Professor and Bettie Margaret Smith Chair in Environmental Health Engineering
University of Texas at Austin
Wednesday, November 17, 2021, 12 pm Mountain Time
Abstract
Nitrate is the most common pollutant in groundwater, and a seasonal surface water pollutant in agricultural regions. Nitrate can cause methemoglobinemia in infants and is converted to carcinogenic N-nitrosamines in the human body. It is regulated in drinking water at a maximum concentration limit (MCL) of 10 mg-N/L, and its first transformation intermediate nitrite is regulated at 1 mg-N/L. The go-to technology for nitrate removal in drinking water treatment is ion exchange, but it is relatively expensive and the discharged brine from regenerating the resin can harm the environment. Electrocatalytic nitrate reduction has emerged as a viable replacement for ion exchange. It uses an applied current to provide electrons that reduce nitrate without creating a waste product. While promising, technology advancement has been limited by concerns regarding poor current efficiency, selectivity for the dinitrogen end product over ammonia, catalyst longevity, and reactor mass transfer limitations. The first two concerns are related to cathodic design, which largely determines selectivity for nitrate reduction over the hydrogen evolution reaction, and selectivity for N-N pairing versus nitrogen hydrogenation. The second two concerns are related to reactor design and operation. This talk will present advancements in cathodic material and reactor design to advance electrocatalytic reduction of nitrate in drinking water treatment.
Bio
Dr. Werth is a professor and the Bettie Margaret Smith Chair in Environmental Health Engineering at the University of Texas at Austin. His research and teaching focus on the reactive transport of water pollutants in porous media, with applications in (electro)catalytic water treatment, groundwater remediation, and geological carbon sequestration. He is editor of Journal of Contaminant Hydrology, and previously served on the USEPA Science Advisory Board. He received his BS degree in mechanical engineering from Texas A&M University, and MS and PhD degrees in environmental engineering from Stanford University.
March 3, 2021
Snowmelt to Streamflow: The Importance of Groundwater in Mountain Hydrology
Rosemary W.H. Carroll, Ph.D.
Associate Professor in Hydrology
Desert Research Institute
Wednesday, March 3, 2021, 12:00 pm Mountain Time
Abstract
The challenge of quantifying snow distribution and snowmelt at the watershed-scale, along with the close coupling of water inputs to vegetation structure and topography, further complicates our conceptual understanding of hydrologic partitioning.

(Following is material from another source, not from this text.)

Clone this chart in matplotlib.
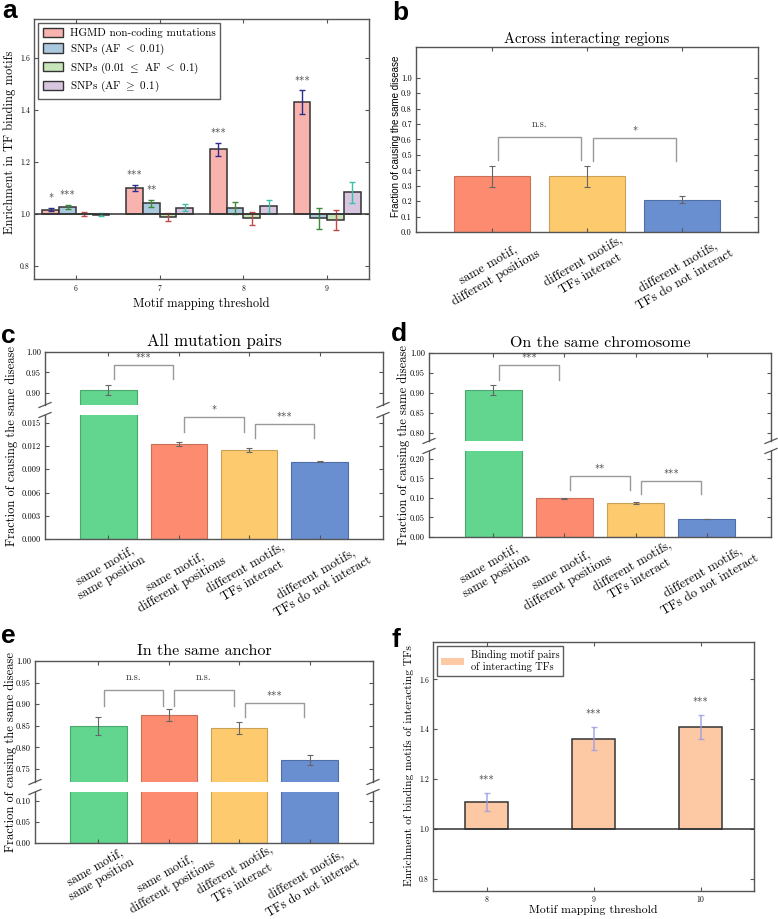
import matplotlib

matplotlib.use("Agg")
import matplotlib.pyplot as plt
import numpy as np
from matplotlib.lines import Line2D
from matplotlib.patches import Patch
from matplotlib.ticker import FormatStrFormatter

plt.rcParams["font.family"] = "cmr10"
plt.rcParams["mathtext.fontset"] = "cm"
plt.rcParams["axes.formatter.use_mathtext"] = True
plt.rcParams["axes.unicode_minus"] = False

# ─── panel a: enrichment in TF binding motifs ───────────────────────────────
thresholds_a = [6, 7, 8, 9]
series_a = [
    "HGMD non-coding mutations",
    r"SNPs (AF $<$ 0.01)",
    r"SNPs (0.01 $\leq$ AF $<$ 0.1)",
    r"SNPs (AF $\geq$ 0.1)",
]
hgmd = [1.017, 1.099, 1.25, 1.43]
hgmd_err = [0.006, 0.012, 0.025, 0.046]
snp_rare = [1.026, 1.041, 1.024, 0.983]
snp_rare_err = [0.008, 0.014, 0.024, 0.040]
snp_low = [1.001, 0.988, 0.983, 0.977]
snp_low_err = [0.008, 0.014, 0.024, 0.040]
snp_common = [0.998, 1.025, 1.03, 1.083]
snp_common_err = [0.006, 0.015, 0.025, 0.042]
# (threshold, series index, label)
stars_a = [(6, 0, "*"), (6, 1, "***"), (7, 0, "***"), (7, 1, "**"), (8, 0, "***"), (9, 0, "***")]

# ─── panels b-e: fraction of pairs causing the same disease ─────────────────
cats_b = [
    "same motif,\ndifferent positions",
    "different motifs,\nTFs interact",
    "different motifs,\nTFs do not interact",
]
vals_b = [0.36, 0.36, 0.21]
err_b = [0.07, 0.07, 0.025]

cats_cde = [
    "same motif,\nsame position",
    "same motif,\ndifferent positions",
    "different motifs,\nTFs interact",
    "different motifs,\nTFs do not interact",
]
vals_c = [0.907, 0.0123, 0.0115, 0.0100]
err_c = [0.012, 0.00025, 0.0003, 0.00005]
vals_d = [0.907, 0.0987, 0.087, 0.0456]
err_d = [0.012, 0.0015, 0.0015, 0.0004]
vals_e = [0.849, 0.875, 0.844, 0.771]
err_e = [0.021, 0.014, 0.014, 0.011]

# significance brackets: (bar i, bar j, top, leg i bottom, leg j bottom, label)
brackets_b = [(0, 1, 0.613, 0.465, 0.465, "n.s."), (1, 2, 0.61, 0.46, 0.46, "*")]
brackets_c_top = [(0, 1, 0.968, 0.933, 0.933, "***")]
brackets_c_bot = [(1, 2, 0.0157, 0.0138, 0.0138, "*"), (2, 3, 0.01487, 0.01308, 0.01308, "***")]
brackets_d_top = [(0, 1, 0.97, 0.933, 0.933, "***")]
brackets_d_bot = [(1, 2, 0.156, 0.121, 0.121, "**"), (2, 3, 0.144, 0.11, 0.11, "***")]
brackets_e = [
    (0, 1, 0.932, 0.897, 0.897, "n.s."),
    (1, 2, 0.932, 0.897, 0.897, "n.s."),
    (2, 3, 0.902, 0.870, 0.870, "***"),
]

# ─── panel f: interacting TF motif pairs ────────────────────────────────────
thresholds_f = [8, 9, 10]
vals_f = [1.107, 1.362, 1.408]
err_f = [0.037, 0.045, 0.048]
stars_f = ["***", "***", "***"]

# ─── style ──────────────────────────────────────────────────────────────────
EDGE = "#555555"
A_COLORS = ["#f8b3ae", "#abc9de", "#c6e5b8", "#d8c6e0"]
A_ECOLORS = ["#2d2d8c", "#3a8a3a", "#c24a4a", "#3cbfa8"]
GREEN, SALMON, YELLOW, BLUE = "#62d58e", "#fd8b6f", "#fdca6e", "#6a8fd0"
GREEN_E, SALMON_E, YELLOW_E, BLUE_E = "#4aa86e", "#c8705a", "#c9a258", "#4f6ea8"

W, H = 778, 919
fig = plt.figure(figsize=(W / 100, H / 100), dpi=100)


def add_ax(x0, y0, x1, y1):
    """Axes from pixel box (origin top-left)."""
    return fig.add_axes([x0 / W, 1 - y1 / H, (x1 - x0) / W, (y1 - y0) / H])


def style_ax(ax, labelsize=6):
    for s in ax.spines.values():
        s.set_color(EDGE)
        s.set_linewidth(1.0)
    ax.tick_params(
        direction="in", top=True, right=True, length=3, width=0.8,
        color=EDGE, labelsize=labelsize, pad=3,
    )


def fig_text(x, y, s, **kw):
    fig.text(x / W, 1 - y / H, s, **kw)


def break_marks(xs, ys):
    for x in xs:
        for y in ys:
            fig.add_artist(Line2D(
                [(x - 6) / W, (x + 6) / W], [1 - (y + 2.5) / H, 1 - (y - 2.5) / H],
                transform=fig.transFigure, color=EDGE, lw=0.9,
            ))


def draw_bars(ax, vals, errs, colors, edges):
    x = np.arange(len(vals))
    ax.bar(x, vals, width=0.8, color=colors, edgecolor=edges, linewidth=0.8)
    ax.errorbar(x, vals, yerr=errs, fmt="none", ecolor="#666666",
                elinewidth=0.8, capsize=2, capthick=0.8)


def draw_brackets(ax, brackets, inset=0.08, fs=7.5):
    for i, j, top, li, lj, label in brackets:
        xi, xj = i + inset, j - inset
        ax.plot([xi, xi, xj, xj], [li, top, top, lj], color="#999999", lw=1.0, clip_on=False)
        off = 6 if label == "n.s." else 0.5
        ax.annotate(label, ((xi + xj) / 2, top), xytext=(0, off), textcoords="offset points",
                    ha="center", va="bottom", fontsize=fs, color="#333333",
                    annotation_clip=False)


def cat_ticks(ax, cats, fs=9.2, pad=2):
    ax.set_xticks(np.arange(len(cats)))
    ax.set_xticklabels(cats, rotation=30, ha="center", fontsize=fs, multialignment="center")
    ax.tick_params(axis="x", pad=pad)


def broken_panel(box_top, box_bot, vals, errs, ylim_top, ylim_bot, yt_top, yt_bot,
                 fmt_top, fmt_bot, br_top, br_bot, title, title_fs, cat_fs=9.2, cat_pad=2):
    colors = [GREEN, SALMON, YELLOW, BLUE]
    edges = [GREEN_E, SALMON_E, YELLOW_E, BLUE_E]
    ax_t = add_ax(*box_top)
    ax_b = add_ax(*box_bot)
    for ax in (ax_t, ax_b):
        style_ax(ax)
        draw_bars(ax, vals, errs, colors, edges)
        ax.set_xlim(-0.9, 3.9)
    ax_t.set_ylim(*ylim_top)
    ax_b.set_ylim(*ylim_bot)
    ax_t.set_yticks(yt_top)
    ax_b.set_yticks(yt_bot)
    ax_t.yaxis.set_major_formatter(FormatStrFormatter(fmt_top))
    ax_b.yaxis.set_major_formatter(FormatStrFormatter(fmt_bot))
    ax_t.spines["bottom"].set_visible(False)
    ax_b.spines["top"].set_visible(False)
    ax_t.set_xticks(np.arange(4))
    ax_t.tick_params(bottom=False, labelbottom=False)
    ax_b.tick_params(top=False)
    cat_ticks(ax_b, cats_cde, fs=cat_fs, pad=cat_pad)
    draw_brackets(ax_t, br_top)
    draw_brackets(ax_b, br_bot)
    ax_t.set_title(title, fontsize=title_fs, pad=4)
    break_marks([box_top[0], box_top[2]], [box_top[3], box_bot[1]])
    return ax_t, ax_b


# ─── a ──────────────────────────────────────────────────────────────────────
ax = add_ax(34, 19, 369, 279)
style_ax(ax, labelsize=5.5)
xa = np.array(thresholds_a, dtype=float)
vals_a = [hgmd, snp_rare, snp_low, snp_common]
errs_a = [hgmd_err, snp_rare_err, snp_low_err, snp_common_err]
offsets = [-0.3, -0.1, 0.1, 0.3]
for k in range(4):
    v = np.array(vals_a[k])
    ax.bar(xa + offsets[k], v - 1.0, bottom=1.0, width=0.2, color=A_COLORS[k],
           edgecolor="#333333", linewidth=1.1, label=series_a[k])
    ax.errorbar(xa + offsets[k], v, yerr=errs_a[k], fmt="none", ecolor=A_ECOLORS[k],
                elinewidth=1.0, capsize=2, capthick=1.0)
for t, k, s in stars_a:
    i = thresholds_a.index(t)
    top = vals_a[k][i] + errs_a[k][i]
    ax.annotate(s, (t + offsets[k], top), xytext=(0, 2.5), textcoords="offset points",
                ha="center", va="bottom", fontsize=7.5, color="#333333")
ax.axhline(1.0, color="#333333", lw=1.1)
ax.set_xlim(5.5, 9.5)
ax.set_ylim(0.75, 1.75)
ax.set_xticks(thresholds_a)
ax.set_yticks([0.8, 1.0, 1.2, 1.4, 1.6])
ax.yaxis.set_major_formatter(FormatStrFormatter("%.1f"))
ax.set_xlabel("Motif mapping threshold", fontsize=9, labelpad=3)
handles = [Patch(facecolor=A_COLORS[k], edgecolor="#333333", label=series_a[k]) for k in range(4)]
leg = ax.legend(handles=handles, loc="upper left", fontsize=8, fancybox=False,
                handlelength=1.8, handleheight=0.9, labelspacing=0.3, borderaxespad=0.4,
                borderpad=0.4, handletextpad=0.6)
leg.get_frame().set_edgecolor("#333333")
fig_text(10, 142, "Enrichment in TF binding motifs", rotation=90, ha="center", va="center", fontsize=9)

# ─── b ──────────────────────────────────────────────────────────────────────
ax = add_ax(416, 47, 758, 232)
style_ax(ax)
draw_bars(ax, vals_b, err_b, [SALMON, YELLOW, BLUE], [SALMON_E, YELLOW_E, BLUE_E])
ax.set_xlim(-0.8, 2.8)
ax.set_ylim(0, 1.2)
ax.set_yticks(np.arange(0, 1.01, 0.1))
ax.yaxis.set_major_formatter(FormatStrFormatter("%.1f"))
cat_ticks(ax, cats_b)
draw_brackets(ax, brackets_b, inset=0.065)
ax.set_title("Across interacting regions", fontsize=10.5, pad=3)
fig_text(396, 136, "Fraction of causing the same disease", rotation=90, ha="center",
         va="center", fontsize=7, family="Liberation Sans")

# ─── c ──────────────────────────────────────────────────────────────────────
broken_panel((45, 352, 383, 405), (45, 415, 383, 539), vals_c, err_c,
             (0.87, 1.0), (0, 0.016), [0.90, 0.95, 1.00], np.arange(0, 0.0151, 0.003),
             "%.2f", "%.3f", brackets_c_top, brackets_c_bot, "All mutation pairs", 12)
fig_text(12, 446, "Fraction of causing the same disease", rotation=90, ha="center",
         va="center", fontsize=9)

# ─── d ──────────────────────────────────────────────────────────────────────
broken_panel((429, 353, 771, 441), (429, 451, 771, 537), vals_d, err_d,
             (0.78, 1.0), (0, 0.22), np.arange(0.80, 1.001, 0.05), np.arange(0, 0.201, 0.05),
             "%.2f", "%.2f", brackets_d_top, brackets_d_bot, "On the same chromosome", 11.5)
fig_text(404, 445, "Fraction of causing the same disease", rotation=90, ha="center",
         va="center", fontsize=9)

# ─── e ──────────────────────────────────────────────────────────────────────
broken_panel((35, 661, 373, 782), (35, 792, 373, 843), vals_e, err_e,
             (0.72, 1.0), (0, 0.12), np.arange(0.75, 1.001, 0.05), [0, 0.05, 0.10],
             "%.2f", "%.2f", brackets_e, [], "In the same anchor", 11.5,
             cat_fs=8.8, cat_pad=1)
fig_text(11, 752, "Fraction of causing the same disease", rotation=90, ha="center",
         va="center", fontsize=9)

# ─── f ──────────────────────────────────────────────────────────────────────
ax = add_ax(433, 642, 754, 891)
style_ax(ax, labelsize=5.5)
ax.bar(thresholds_f, np.array(vals_f) - 1.0, bottom=1.0, width=0.4, color="#fdc9a5",
       edgecolor="#333333", linewidth=1.1)
ax.errorbar(thresholds_f, vals_f, yerr=err_f, fmt="none", ecolor="#9a9ae6",
            elinewidth=1.2, capsize=2, capthick=1.0, alpha=0.8)
for t, v, e, s in zip(thresholds_f, vals_f, err_f, stars_f):
    ax.annotate(s, (t, v + e), xytext=(0, 5), textcoords="offset points",
                ha="center", va="bottom", fontsize=7.5, color="#333333")
ax.axhline(1.0, color="#333333", lw=1.1)
ax.set_xlim(7.5, 10.5)
ax.set_ylim(0.75, 1.75)
ax.set_xticks(thresholds_f)
ax.set_yticks([0.8, 1.0, 1.2, 1.4, 1.6])
ax.yaxis.set_major_formatter(FormatStrFormatter("%.1f"))
ax.tick_params(axis="x", pad=2)
ax.set_xlabel("Motif mapping threshold", fontsize=8.5, labelpad=1)
leg = ax.legend(handles=[Patch(facecolor="#fdc9a5", edgecolor="none",
                               label="Binding motif pairs\nof interacting TFs")],
                loc="upper left", fontsize=7.5, fancybox=False, handlelength=2.2,
                borderaxespad=0.4, borderpad=0.4, handletextpad=0.6)
leg.get_frame().set_edgecolor("#333333")
fig_text(409, 766, "Enrichment of binding motifs of interacting TFs", rotation=90,
         ha="center", va="center", fontsize=8.2)

# ─── panel letters ──────────────────────────────────────────────────────────
for letter, x, y in [("a", 2, 18), ("b", 392, 20), ("c", 1, 343), ("d", 391, 341),
                     ("e", 1, 643), ("f", 392, 647)]:
    fig_text(x, y, letter, fontsize=19, fontweight="bold", family="Liberation Sans",
             ha="left", va="baseline")

fig.savefig("out.png", dpi=100)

To address these challenges, researchers combine snow observations across spatial and temporal scales with chemical and isotopic observations, groundwater gas tracers, and a multi-decadal integrated hydrologic model of a Colorado River headwater basin.

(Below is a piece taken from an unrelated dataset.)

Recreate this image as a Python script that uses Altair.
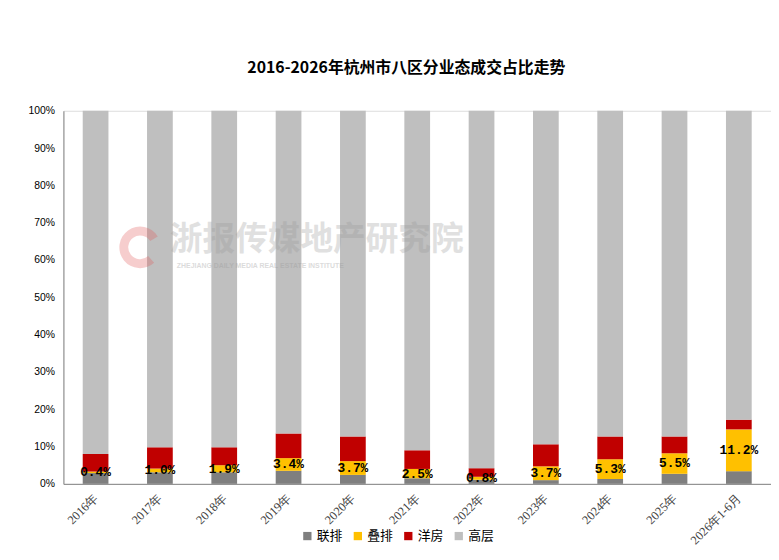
import altair as alt
import pandas as pd

years = ["2016年", "2017年", "2018年", "2019年", "2020年", "2021年",
         "2022年", "2023年", "2024年", "2025年", "2026年1-6月"]
series = ["联排", "叠排", "洋房", "高层"]
colors = ["#7f7f7f", "#ffc000", "#c00000", "#bfbfbf"]

lianpai = [2.9, 3.1, 3.1, 3.5, 2.4, 1.5, 1.1, 1.0, 1.3, 2.7, 3.4]
diepai = [0.4, 1.0, 1.9, 3.4, 3.7, 2.5, 0.8, 3.7, 5.3, 5.5, 11.2]
yangfang = [4.7, 5.7, 4.8, 6.6, 6.6, 5.0, 2.3, 5.9, 6.1, 4.5, 2.6]
gaoceng = [92.0, 90.2, 90.2, 86.5, 87.3, 91.0, 95.8, 89.4, 87.3, 87.3, 82.8]

title_text = "2016-2026年杭州市八区分业态成交占比走势"
wm_cn = "浙报传媒地产研究院"
wm_en = "ZHEJIANG DAILY MEDIA REAL ESTATE INSTITUTE"

rows = []
for s_i, (name, vals) in enumerate(zip(series, [lianpai, diepai, yangfang, gaoceng])):
    for y, v in zip(years, vals):
        rows.append({"year": y, "series": name, "value": v, "ord": s_i})
df = pd.DataFrame(rows)

lab = pd.DataFrame({
    "year": years,
    "mid": [a + b / 2 for a, b in zip(lianpai, diepai)],
    "label": [f"{b:.1f}%" for b in diepai],
})

W, H = 715, 377

xaxis = alt.Axis(labelAngle=315, labelAlign="right", labelBaseline="middle",
                 labelPadding=12, ticks=False, domainColor="#868686",
                 labelFont="Liberation Serif", labelFontSize=12.5,
                 labelColor="#404040", labelOverlap=False)
yaxis = alt.Axis(values=list(range(0, 101, 10)), labelExpr="datum.value + '%'",
                 grid=False, ticks=False, labelPadding=9, domainColor="#868686",
                 labelOverlap=False,
                 labelFont="Liberation Sans", labelFontSize=10.5, labelColor="#000000")
xscale = alt.Scale(paddingInner=0.6, paddingOuter=0.3)
yscale = alt.Scale(domain=[0, 100], nice=False)

bars = alt.Chart(df).mark_bar().encode(
    x=alt.X("year:N", sort=years, title=None, scale=xscale, axis=xaxis),
    y=alt.Y("value:Q", stack="zero", title=None, scale=yscale, axis=yaxis),
    color=alt.Color("series:N", sort=series,
                    scale=alt.Scale(domain=series, range=colors),
                    legend=alt.Legend(title=None, orient="none", direction="horizontal",
                                      legendX=240, legendY=423, symbolType="square",
                                      symbolSize=70, symbolStrokeWidth=0,
                                      labelFont="Noto Sans CJK SC", labelFontSize=13,
                                      labelColor="#000000", columnPadding=8,
                                      labelOffset=3)),
    order=alt.Order("ord:Q", sort="ascending"),
)

labels = alt.Chart(lab).mark_text(font="Liberation Mono", fontWeight="bold",
                                  fontSize=13, color="#000000").encode(
    x=alt.X("year:N", sort=years, title=None, scale=xscale, axis=xaxis),
    y=alt.Y("mid:Q", title=None, scale=yscale, axis=yaxis),
    text="label:N",
)

one = pd.DataFrame({"a": [1]})
wm1 = alt.Chart(one).mark_text(text=wm_cn, font="Noto Sans CJK SC", fontWeight="bold",
                               fontSize=33, color="#9a9a9a", opacity=0.3).encode(
    x=alt.value(256), y=alt.value(131))
wm2 = alt.Chart(one).mark_text(text=wm_en, font="Liberation Sans", fontWeight="bold",
                               fontSize=7, color="#9a9a9a", opacity=0.35).encode(
    x=alt.value(199), y=alt.value(157))
logo = alt.Chart(one).mark_arc(radius=21, radius2=12, theta=2.4, theta2=7.3,
                               color="#e05a5a", opacity=0.3).encode(
    x=alt.value(77.5), y=alt.value(138))

chart = alt.layer(bars, labels, logo, wm1, wm2).properties(
    width=W, height=H,
    autosize=alt.AutoSizeParams(type="none"),
    padding={"left": 56, "top": 101, "right": 0, "bottom": 66},
    title=alt.TitleParams(title_text, font="Noto Sans CJK SC", fontWeight="bold",
                          fontSize=16, color="#000000", anchor="middle", frame="group",
                          dx=-11, offset=30),
).configure_view(stroke=None).configure(background="white")

chart.save("out.html", embed_options={"renderer": "svg", "actions": False})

With this combined observation and modeling framework, the research seeks to answer the following questions:
- How important is groundwater flow to mountain streams?

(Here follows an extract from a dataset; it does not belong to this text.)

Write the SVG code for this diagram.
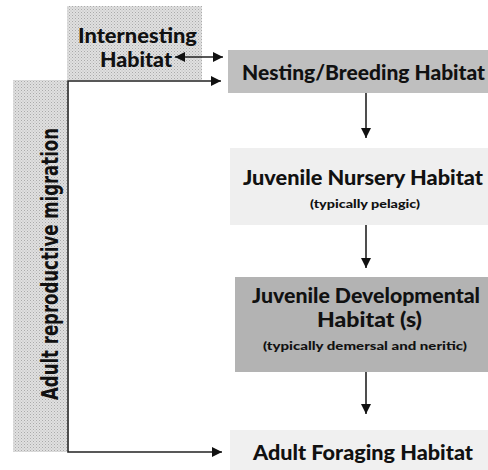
<svg xmlns="http://www.w3.org/2000/svg" width="488" height="470" viewBox="0 0 488 470">
<defs>
<pattern id="stip" width="3" height="3" patternUnits="userSpaceOnUse">
<rect width="3" height="3" fill="#e0e0e0"/>
<rect x="0" y="0" width="1" height="1" fill="#aaaaaa"/>
<rect x="1.5" y="1.5" width="1" height="1" fill="#bbbbbb"/>
</pattern>
<marker id="ah" markerWidth="10" markerHeight="10" refX="10" refY="5" orient="auto-start-reverse" markerUnits="userSpaceOnUse">
<path d="M0,0 L10,5 L0,10 Z" fill="#111"/>
</marker>
</defs>
<style>
.t{font-family:Lato,"Open Sans","DejaVu Sans",sans-serif;font-weight:900;fill:#111;text-anchor:middle}
.s{font-family:Lato,"Open Sans","DejaVu Sans",sans-serif;font-weight:900;fill:#111;text-anchor:middle;font-size:11px}
.c{stroke:#222;stroke-width:1.6;fill:none}
</style>
<g id="internesting">
<rect x="67" y="6" width="135" height="74" fill="url(#stip)"/>
<text class="t" x="137.5" y="43" font-size="21" textLength="119" lengthAdjust="spacingAndGlyphs">Internesting</text>
<text class="t" x="136" y="67" font-size="21" textLength="72" lengthAdjust="spacingAndGlyphs">Habitat</text>
</g>
<g id="migration">
<rect x="13" y="80" width="54" height="372" fill="url(#stip)"/>
<text x="0" y="0" transform="translate(58,264) rotate(-90)" font-family="'DejaVu Sans Condensed','DejaVu Sans',sans-serif" font-weight="bold" font-size="23" fill="#111" text-anchor="middle" textLength="272" lengthAdjust="spacingAndGlyphs">Adult reproductive migration</text>
</g>
<g id="nesting">
<rect x="228" y="50" width="260" height="43" fill="#bfbfbf"/>
<text class="t" x="363.5" y="80" font-size="20" textLength="243" lengthAdjust="spacingAndGlyphs">Nesting/Breeding Habitat</text>
</g>
<g id="nursery">
<rect x="230" y="148" width="258" height="77" fill="#efefef"/>
<text class="t" x="363" y="185" font-size="20" textLength="240" lengthAdjust="spacingAndGlyphs">Juvenile Nursery Habitat</text>
<text class="s" x="365" y="208" textLength="110" lengthAdjust="spacingAndGlyphs">(typically pelagic)</text>
</g>
<g id="developmental">
<rect x="235" y="277" width="253" height="95" fill="#b3b3b3"/>
<text class="t" x="366" y="303" font-size="20" textLength="228" lengthAdjust="spacingAndGlyphs">Juvenile Developmental</text>
<text class="t" x="369.5" y="327" font-size="20" textLength="105" lengthAdjust="spacingAndGlyphs">Habitat (s)</text>
<text class="s" x="365" y="350" textLength="204" lengthAdjust="spacingAndGlyphs">(typically demersal and neritic)</text>
</g>
<g id="foraging">
<rect x="230" y="430" width="258" height="40" fill="#f0f0f0"/>
<text class="t" x="363" y="460" font-size="20" textLength="220" lengthAdjust="spacingAndGlyphs">Adult Foraging Habitat</text>
</g>
<g id="connectors">
<path class="c" d="M175,57 H223" marker-start="url(#ah)" marker-end="url(#ah)"/>
<path class="c" d="M221,81 H68 V452 H222" marker-start="url(#ah)" marker-end="url(#ah)"/>
<path class="c" d="M366,93 V138" marker-end="url(#ah)"/>
<path class="c" d="M366,225 V268" marker-end="url(#ah)"/>
<path class="c" d="M366,372 V414" marker-end="url(#ah)"/>
</g>
</svg>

- What are the first-order controls on groundwater recharge?
- How old is baseflow?
Lastly, research will touch on monsoon rains and their effect on streamflow as a function of the antecedent snow season.
Bio
Dr. Rosemary W.H. Carroll received her undergraduate degree in Physics from Bates College in Maine; and her MS and PhD from the University of Nevada, Reno in Hydrology. She works for the Desert Research Institute as an Associate Research Professor in Hydrology with a current research focus on watershed hydrology of mountain systems. While based in Reno, NV, she lives in Crested Butte, CO and will present work on the East River near her home and which is the field site of the Lawrence Berkeley National Laboratory Watershed Function Science Focus Area.
October 7, 2020
After Drinking Water Contamination Disasters, is Policy Enough to Protect Public Health?
Andrew J. Whelton, Ph.D.
Associate Professor
Lyles School of Civil Engineering Division of Environmental Engineering
Purdue University
Wednesday, October 7, 2020, 12:00 pm Mountain Time
Abstract
Disasters like floods, hurricanes, wildfires, and chemical spills can damage drinking water distribution systems and building plumbing, jeopardizing fire-fighting, public health, and economic recovery. Following a disaster, water use restrictions are sometimes issued to discourage populations from coming into contact with the potentially harmful water. Water distribution system and building plumbing testing and repairs are necessary. Lessons from past disasters will be described regarding the 2017 Tubbs Fire and the 2018 Camp Fire in California. Results from ongoing wildfires in the American West will also be discussed. A key challenge with post-disaster response is the lack of federal statutes that explicitly require state, county, local agencies, water system owners, and operators to notify the public about contaminated water, guide the design and conduct of testing regimes to determine whether contamination exists and has been removed, and support impacted households during recovery. Insights about how federal, state, and local policies and decisions can be informed, better developed, and implemented to lessen the health and economic risks will be described.
Bio
Professor Whelton has 20 years of experience in the infrastructure, public health, and environmental areas. He is nationally recognized for water infrastructure disaster response and recovery among other expertise. His teams have been called to help respond to and recover from widespread water distribution and building plumbing contamination in response to the 2014 MCHM chemical spill, 2017 Tubbs Fire, 2018 Camp Fire, and others. Prof. Whelton previously worked for the U.S. Army, private sector, National Institute for Standards and Technology (NIST), and University of South Alabama. He earned B.S. Civil Engineering, M.S. Environmental Engineering, and Ph.D. Civil Engineering degrees from Virginia Tech.